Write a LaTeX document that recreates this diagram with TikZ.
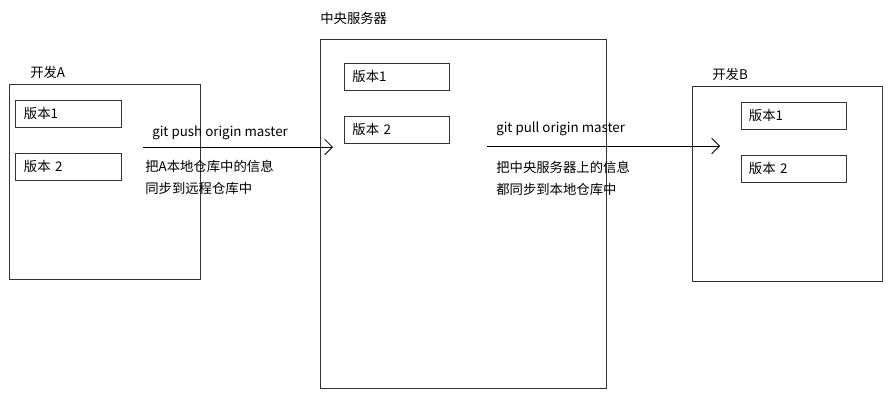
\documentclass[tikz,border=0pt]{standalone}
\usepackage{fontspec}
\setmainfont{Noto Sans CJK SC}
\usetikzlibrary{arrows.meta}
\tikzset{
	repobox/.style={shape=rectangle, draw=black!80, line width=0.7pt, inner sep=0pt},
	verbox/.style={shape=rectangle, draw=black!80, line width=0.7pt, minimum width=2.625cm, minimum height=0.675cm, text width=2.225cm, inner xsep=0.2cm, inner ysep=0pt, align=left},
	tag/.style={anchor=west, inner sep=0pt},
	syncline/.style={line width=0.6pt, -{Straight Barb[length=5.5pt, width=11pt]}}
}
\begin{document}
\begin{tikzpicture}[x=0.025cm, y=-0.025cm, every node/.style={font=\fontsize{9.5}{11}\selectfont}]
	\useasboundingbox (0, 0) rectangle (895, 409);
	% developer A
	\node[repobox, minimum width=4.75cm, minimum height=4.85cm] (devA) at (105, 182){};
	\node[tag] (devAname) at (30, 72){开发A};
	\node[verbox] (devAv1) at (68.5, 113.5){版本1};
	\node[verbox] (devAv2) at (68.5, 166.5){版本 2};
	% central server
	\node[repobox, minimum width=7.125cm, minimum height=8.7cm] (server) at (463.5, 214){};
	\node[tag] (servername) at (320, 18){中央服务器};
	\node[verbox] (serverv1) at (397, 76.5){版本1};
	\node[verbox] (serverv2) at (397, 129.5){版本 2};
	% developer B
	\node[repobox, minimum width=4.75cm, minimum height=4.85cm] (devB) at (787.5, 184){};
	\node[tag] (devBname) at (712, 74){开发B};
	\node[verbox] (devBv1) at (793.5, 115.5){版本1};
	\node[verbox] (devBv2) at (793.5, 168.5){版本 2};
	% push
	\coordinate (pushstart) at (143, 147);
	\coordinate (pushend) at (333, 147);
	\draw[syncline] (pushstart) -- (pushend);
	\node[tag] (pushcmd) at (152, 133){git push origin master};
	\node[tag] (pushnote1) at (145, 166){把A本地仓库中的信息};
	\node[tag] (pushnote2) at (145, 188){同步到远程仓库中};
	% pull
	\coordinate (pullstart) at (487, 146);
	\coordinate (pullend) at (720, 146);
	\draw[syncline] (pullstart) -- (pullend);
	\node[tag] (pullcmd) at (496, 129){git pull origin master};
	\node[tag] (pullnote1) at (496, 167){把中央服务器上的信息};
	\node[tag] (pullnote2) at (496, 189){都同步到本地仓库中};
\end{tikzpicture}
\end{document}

━━━

TASK PROMPT →
Repeat the material above verbatim. Leave the pictures behind.

RESULT OF THIS TASK →
Write a LaTeX document that recreates this diagram with TikZ.
\documentclass[tikz,border=0pt]{standalone}
\usepackage{fontspec}
\setmainfont{Noto Sans CJK SC}
\usetikzlibrary{arrows.meta}
\tikzset{
	repobox/.style={shape=rectangle, draw=black!80, line width=0.7pt, inner sep=0pt},
	verbox/.style={shape=rectangle, draw=black!80, line width=0.7pt, minimum width=2.625cm, minimum height=0.675cm, text width=2.225cm, inner xsep=0.2cm, inner ysep=0pt, align=left},
	tag/.style={anchor=west, inner sep=0pt},
	syncline/.style={line width=0.6pt, -{Straight Barb[length=5.5pt, width=11pt]}}
}
\begin{document}
\begin{tikzpicture}[x=0.025cm, y=-0.025cm, every node/.style={font=\fontsize{9.5}{11}\selectfont}]
	\useasboundingbox (0, 0) rectangle (895, 409);
	% developer A
	\node[repobox, minimum width=4.75cm, minimum height=4.85cm] (devA) at (105, 182){};
	\node[tag] (devAname) at (30, 72){开发A};
	\node[verbox] (devAv1) at (68.5, 113.5){版本1};
	\node[verbox] (devAv2) at (68.5, 166.5){版本 2};
	% central server
	\node[repobox, minimum width=7.125cm, minimum height=8.7cm] (server) at (463.5, 214){};
	\node[tag] (servername) at (320, 18){中央服务器};
	\node[verbox] (serverv1) at (397, 76.5){版本1};
	\node[verbox] (serverv2) at (397, 129.5){版本 2};
	% developer B
	\node[repobox, minimum width=4.75cm, minimum height=4.85cm] (devB) at (787.5, 184){};
	\node[tag] (devBname) at (712, 74){开发B};
	\node[verbox] (devBv1) at (793.5, 115.5){版本1};
	\node[verbox] (devBv2) at (793.5, 168.5){版本 2};
	% push
	\coordinate (pushstart) at (143, 147);
	\coordinate (pushend) at (333, 147);
	\draw[syncline] (pushstart) -- (pushend);
	\node[tag] (pushcmd) at (152, 133){git push origin master};
	\node[tag] (pushnote1) at (145, 166){把A本地仓库中的信息};
	\node[tag] (pushnote2) at (145, 188){同步到远程仓库中};
	% pull
	\coordinate (pullstart) at (487, 146);
	\coordinate (pullend) at (720, 146);
	\draw[syncline] (pullstart) -- (pullend);
	\node[tag] (pullcmd) at (496, 129){git pull origin master};
	\node[tag] (pullnote1) at (496, 167){把中央服务器上的信息};
	\node[tag] (pullnote2) at (496, 189){都同步到本地仓库中};
\end{tikzpicture}
\end{document}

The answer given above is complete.